**Records for this task**.
■ ■ ■ ■ ■

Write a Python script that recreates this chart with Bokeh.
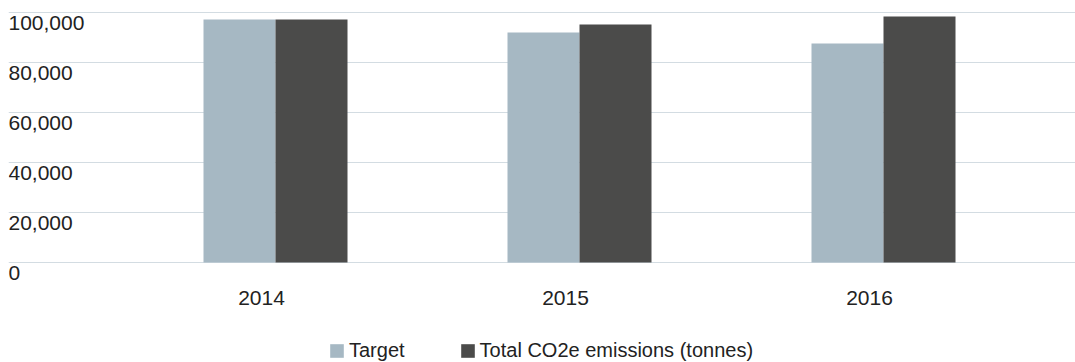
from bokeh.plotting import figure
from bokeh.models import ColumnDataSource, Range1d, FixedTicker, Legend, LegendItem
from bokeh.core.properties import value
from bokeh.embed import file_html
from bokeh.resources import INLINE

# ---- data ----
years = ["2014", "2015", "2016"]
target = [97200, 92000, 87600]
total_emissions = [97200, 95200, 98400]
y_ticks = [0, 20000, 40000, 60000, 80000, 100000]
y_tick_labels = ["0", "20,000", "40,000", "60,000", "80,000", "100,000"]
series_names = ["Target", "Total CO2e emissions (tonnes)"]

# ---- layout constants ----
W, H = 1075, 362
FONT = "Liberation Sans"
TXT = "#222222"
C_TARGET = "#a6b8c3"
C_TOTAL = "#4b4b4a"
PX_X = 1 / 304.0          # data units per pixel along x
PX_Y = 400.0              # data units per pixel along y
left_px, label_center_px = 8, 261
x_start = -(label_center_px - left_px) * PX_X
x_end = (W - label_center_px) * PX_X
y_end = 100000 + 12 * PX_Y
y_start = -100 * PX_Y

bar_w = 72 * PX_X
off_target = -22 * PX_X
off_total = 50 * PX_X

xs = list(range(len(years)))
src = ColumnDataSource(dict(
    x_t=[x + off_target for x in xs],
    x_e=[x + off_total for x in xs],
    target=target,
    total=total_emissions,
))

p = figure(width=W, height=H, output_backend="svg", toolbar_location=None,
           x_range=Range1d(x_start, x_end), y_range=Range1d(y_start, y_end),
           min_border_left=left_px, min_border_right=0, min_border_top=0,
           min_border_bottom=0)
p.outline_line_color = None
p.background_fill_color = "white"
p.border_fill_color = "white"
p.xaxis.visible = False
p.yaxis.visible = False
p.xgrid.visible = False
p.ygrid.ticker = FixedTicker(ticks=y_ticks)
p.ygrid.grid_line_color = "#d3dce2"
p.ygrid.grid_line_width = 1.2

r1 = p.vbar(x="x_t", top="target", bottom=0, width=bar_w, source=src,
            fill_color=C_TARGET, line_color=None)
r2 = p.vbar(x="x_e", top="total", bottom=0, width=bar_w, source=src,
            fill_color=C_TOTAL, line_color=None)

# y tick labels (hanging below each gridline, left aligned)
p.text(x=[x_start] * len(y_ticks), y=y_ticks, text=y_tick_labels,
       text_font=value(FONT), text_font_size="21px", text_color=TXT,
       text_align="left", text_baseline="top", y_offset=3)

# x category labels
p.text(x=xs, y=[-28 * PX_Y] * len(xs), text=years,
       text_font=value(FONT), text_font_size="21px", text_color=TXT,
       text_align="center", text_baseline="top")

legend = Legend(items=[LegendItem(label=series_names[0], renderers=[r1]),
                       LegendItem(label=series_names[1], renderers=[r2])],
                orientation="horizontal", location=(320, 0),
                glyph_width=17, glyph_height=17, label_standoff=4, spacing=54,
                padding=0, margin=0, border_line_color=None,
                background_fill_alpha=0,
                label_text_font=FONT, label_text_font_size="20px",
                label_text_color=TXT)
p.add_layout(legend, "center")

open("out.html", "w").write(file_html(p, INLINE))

■ ■ ■ ■ ■

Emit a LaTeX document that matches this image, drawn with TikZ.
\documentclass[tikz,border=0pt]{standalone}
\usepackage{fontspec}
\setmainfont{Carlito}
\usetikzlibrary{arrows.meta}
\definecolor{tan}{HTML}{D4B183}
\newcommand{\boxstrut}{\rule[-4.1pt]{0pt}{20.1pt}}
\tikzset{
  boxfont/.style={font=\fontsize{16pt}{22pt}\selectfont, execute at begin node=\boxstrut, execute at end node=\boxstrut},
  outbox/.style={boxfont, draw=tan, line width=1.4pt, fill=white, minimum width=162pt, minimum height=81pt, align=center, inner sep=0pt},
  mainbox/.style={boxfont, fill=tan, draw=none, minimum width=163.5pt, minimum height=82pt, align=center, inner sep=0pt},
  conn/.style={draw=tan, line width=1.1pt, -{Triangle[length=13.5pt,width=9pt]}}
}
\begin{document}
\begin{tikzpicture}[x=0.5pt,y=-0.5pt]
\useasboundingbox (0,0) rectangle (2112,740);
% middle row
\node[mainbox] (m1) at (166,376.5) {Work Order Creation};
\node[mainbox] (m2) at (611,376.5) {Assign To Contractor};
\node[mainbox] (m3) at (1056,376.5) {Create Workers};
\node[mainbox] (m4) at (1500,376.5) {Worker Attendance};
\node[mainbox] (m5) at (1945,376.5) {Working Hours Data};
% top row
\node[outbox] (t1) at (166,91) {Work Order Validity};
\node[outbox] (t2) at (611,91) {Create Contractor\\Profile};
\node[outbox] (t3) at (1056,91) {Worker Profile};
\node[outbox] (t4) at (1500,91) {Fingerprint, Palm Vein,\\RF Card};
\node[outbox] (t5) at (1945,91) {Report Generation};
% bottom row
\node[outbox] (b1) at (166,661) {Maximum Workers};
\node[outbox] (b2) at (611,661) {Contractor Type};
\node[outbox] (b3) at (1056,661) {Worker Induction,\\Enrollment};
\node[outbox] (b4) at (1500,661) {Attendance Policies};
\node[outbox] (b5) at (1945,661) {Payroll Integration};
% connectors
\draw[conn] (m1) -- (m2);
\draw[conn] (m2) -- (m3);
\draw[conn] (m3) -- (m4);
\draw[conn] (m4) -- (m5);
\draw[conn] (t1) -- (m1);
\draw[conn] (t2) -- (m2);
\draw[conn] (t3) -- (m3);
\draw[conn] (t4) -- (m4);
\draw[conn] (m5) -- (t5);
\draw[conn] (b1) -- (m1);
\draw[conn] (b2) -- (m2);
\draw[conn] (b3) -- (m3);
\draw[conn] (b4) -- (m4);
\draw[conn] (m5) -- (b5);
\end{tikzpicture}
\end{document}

■ ■ ■ ■ ■

**Task instructions**. Both the line containing "Write a Python" and the line containing "from bokeh.resources import INLINE" belong in the copy, along with every line between them. Reproduce that stretch exactly, without the pictures.

**In response**.
Write a Python script that recreates this chart with Bokeh.
from bokeh.plotting import figure
from bokeh.models import ColumnDataSource, Range1d, FixedTicker, Legend, LegendItem
from bokeh.core.properties import value
from bokeh.embed import file_html
from bokeh.resources import INLINE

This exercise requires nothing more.